• _GIVEN INFORMATION_:
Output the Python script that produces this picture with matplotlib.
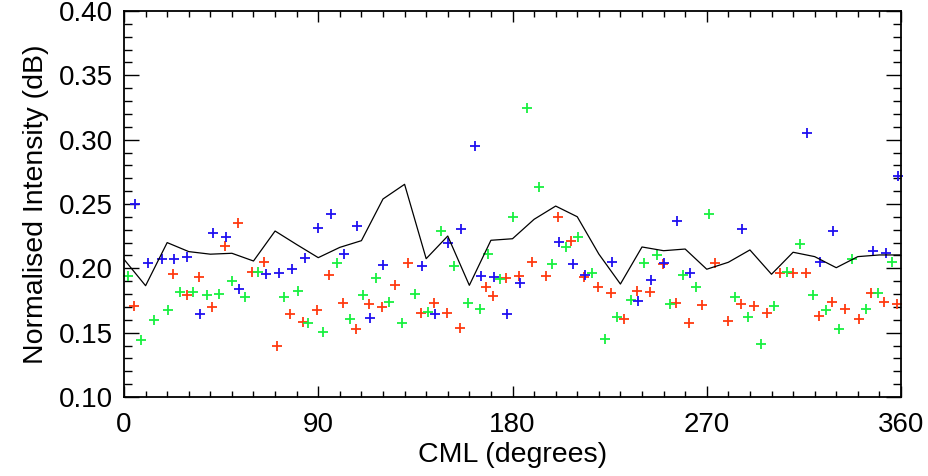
import matplotlib
matplotlib.use("Agg")
import matplotlib.pyplot as plt
from matplotlib.ticker import MultipleLocator

plt.rcParams['font.family'] = ['Liberation Sans', 'DejaVu Sans']

# Mean curve
line_cml = [0, 10, 20, 30, 40, 50, 60, 70, 80, 90, 100, 110, 120, 130, 140, 150, 160, 170, 180,
            190, 200, 210, 220, 230, 240, 250, 260, 270, 280, 290, 300, 310, 320, 330, 340, 350, 360]
line_val = [0.207, 0.1865, 0.220, 0.213, 0.211, 0.2117, 0.2057, 0.229, 0.2185, 0.2083, 0.2163,
            0.2215, 0.2539, 0.2653, 0.2075, 0.2251, 0.1868, 0.2218, 0.223, 0.2381, 0.2484,
            0.2401, 0.2111, 0.1878, 0.2166, 0.2137, 0.215, 0.1993, 0.2047, 0.2143, 0.1954,
            0.2125, 0.2091, 0.2005, 0.2091, 0.2104, 0.2104]

red_cml = [4.6, 22.9, 29.0, 34.7, 40.9, 46.8, 53.0, 59.2, 65.0, 71.0, 76.9, 83.1, 89.3, 95.1,
           101.3, 107.5, 113.4, 119.6, 125.6, 131.5, 137.5, 143.8, 149.7, 155.8, 167.7, 171.1,
           177.0, 183.2, 189.2, 195.4, 201.3, 207.1, 213.3, 219.5, 225.5, 231.7, 237.6, 243.7,
           249.6, 255.8, 261.8, 268.0, 273.9, 280.0, 285.9, 291.9, 298.1, 304.0, 310.1, 316.0,
           322.2, 328.2, 334.2, 340.4, 346.1, 352.3, 358.3]
red_val = [0.171, 0.1954, 0.1793, 0.1935, 0.1702, 0.2176, 0.2355, 0.1974, 0.2047, 0.1397,
           0.1643, 0.1585, 0.1676, 0.1948, 0.1728, 0.1529, 0.172, 0.1702, 0.1871, 0.2039,
           0.165, 0.1733, 0.165, 0.1534, 0.1853, 0.1788, 0.1923, 0.194, 0.2052, 0.1943,
           0.2401, 0.2215, 0.1935, 0.1853, 0.1806, 0.1604, 0.1826, 0.1814, 0.2031, 0.1728,
           0.1573, 0.1715, 0.2044, 0.1593, 0.172, 0.171, 0.1655, 0.1961, 0.1961, 0.1966,
           0.1632, 0.1741, 0.1682, 0.1604, 0.1811, 0.1736, 0.172]

green_cml = [2.0, 7.9, 14.0, 20.2, 25.9, 32.1, 38.3, 44.2, 50.2, 56.1, 62.2, 74.1, 80.8, 85.4,
             92.4, 98.5, 104.7, 110.6, 116.8, 122.9, 129.0, 134.8, 140.9, 146.9, 152.9, 159.3,
             165.0, 168.5, 174.2, 180.4, 186.6, 192.5, 198.5, 204.7, 210.5, 216.7, 222.9,
             228.6, 234.8, 241.0, 246.8, 253.0, 258.9, 265.1, 271.2, 283.1, 289.3, 295.2,
             301.3, 307.1, 313.1, 319.4, 325.3, 331.5, 337.5, 343.7, 349.5, 355.7]
green_val = [0.194, 0.144, 0.160, 0.1676, 0.1814, 0.1814, 0.1793, 0.180, 0.1904, 0.178, 0.1969,
             0.178, 0.1824, 0.1578, 0.1508, 0.2039, 0.1606, 0.179, 0.1922, 0.1741, 0.1573,
             0.1798, 0.166, 0.2293, 0.2021, 0.1733, 0.1682, 0.2109, 0.1915, 0.2401, 0.3249,
             0.2635, 0.2031, 0.2163, 0.2241, 0.1961, 0.1449, 0.1619, 0.1754, 0.2039, 0.2104,
             0.1723, 0.1948, 0.1853, 0.242, 0.178, 0.1619, 0.1412, 0.171, 0.1974, 0.2187,
             0.1793, 0.1676, 0.1529, 0.207, 0.1684, 0.1811, 0.2052]

blue_cml = [5.1, 11.3, 17.5, 23.2, 29.3, 35.2, 41.4, 47.3, 53.4, 65.7, 71.8, 77.7, 83.9, 89.8,
            95.9, 101.9, 108.1, 114.0, 120.2, 138.2, 144.1, 150.3, 156.3, 162.6, 165.4, 171.5,
            177.6, 183.5, 201.7, 207.9, 213.6, 226.3, 238.3, 244.2, 250.2, 256.4, 262.3,
            286.5, 316.6, 322.5, 328.7, 346.9, 353.0, 358.8]
blue_val = [0.250, 0.2044, 0.207, 0.207, 0.2086, 0.1643, 0.2272, 0.2246, 0.1837, 0.1954,
            0.1966, 0.1997, 0.2078, 0.2316, 0.2422, 0.2109, 0.2329, 0.1612, 0.2026, 0.2018,
            0.1643, 0.2199, 0.2303, 0.295, 0.194, 0.193, 0.1643, 0.1889, 0.2207, 0.2031,
            0.1948, 0.2052, 0.1749, 0.1909, 0.2044, 0.2368, 0.1961, 0.2303, 0.3054, 0.2052,
            0.229, 0.2135, 0.2122, 0.2718]

fig = plt.figure(figsize=(9.29, 4.76), dpi=100)
ax = fig.add_axes([124 / 929, 1 - 397 / 476, (901 - 124) / 929, (397 - 11) / 476])

ms = 7
mew = 1.3
ax.plot(red_cml, red_val, linestyle='none', marker='+', color='#ff3a10', ms=ms, mew=mew, clip_on=False)
ax.plot(green_cml, green_val, linestyle='none', marker='+', color='#18f040', ms=ms, mew=mew, clip_on=False)
ax.plot(blue_cml, blue_val, linestyle='none', marker='+', color='#2010f0', ms=ms, mew=mew, clip_on=False)
ax.plot(line_cml, line_val, color='black', lw=0.9)

ax.set_xlim(0, 360)
ax.set_ylim(0.10, 0.40)
ax.xaxis.set_major_locator(MultipleLocator(90))
ax.xaxis.set_minor_locator(MultipleLocator(10))
ax.yaxis.set_major_locator(MultipleLocator(0.05))
ax.yaxis.set_minor_locator(MultipleLocator(0.01))
ax.yaxis.set_major_formatter(matplotlib.ticker.FormatStrFormatter('%.2f'))

ax.tick_params(axis='both', which='both', direction='in', top=True, right=True, width=1.0,
               labelsize=20)
ax.tick_params(axis='x', which='major', length=8, pad=11)
ax.tick_params(axis='x', which='minor', length=4)
ax.tick_params(axis='y', which='major', length=11, pad=8)
ax.tick_params(axis='y', which='minor', length=6)
for s in ax.spines.values():
    s.set_linewidth(1.3)

ax.set_xlabel('CML (degrees)', fontsize=20.5, labelpad=3)
ax.set_ylabel('Normalised Intensity (dB)', fontsize=20.5, labelpad=7)

fig.savefig('out.png', dpi=100)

• _TASK_: Could the lines from the top of the material through the line with "plt.rcParams['font.family'] = ['Liberation" be repeated exactly, pictures left out?

• _FINAL ANSWER_:
Output the Python script that produces this picture with matplotlib.
import matplotlib
matplotlib.use("Agg")
import matplotlib.pyplot as plt
from matplotlib.ticker import MultipleLocator

plt.rcParams['font.family'] = ['Liberation Sans', 'DejaVu Sans']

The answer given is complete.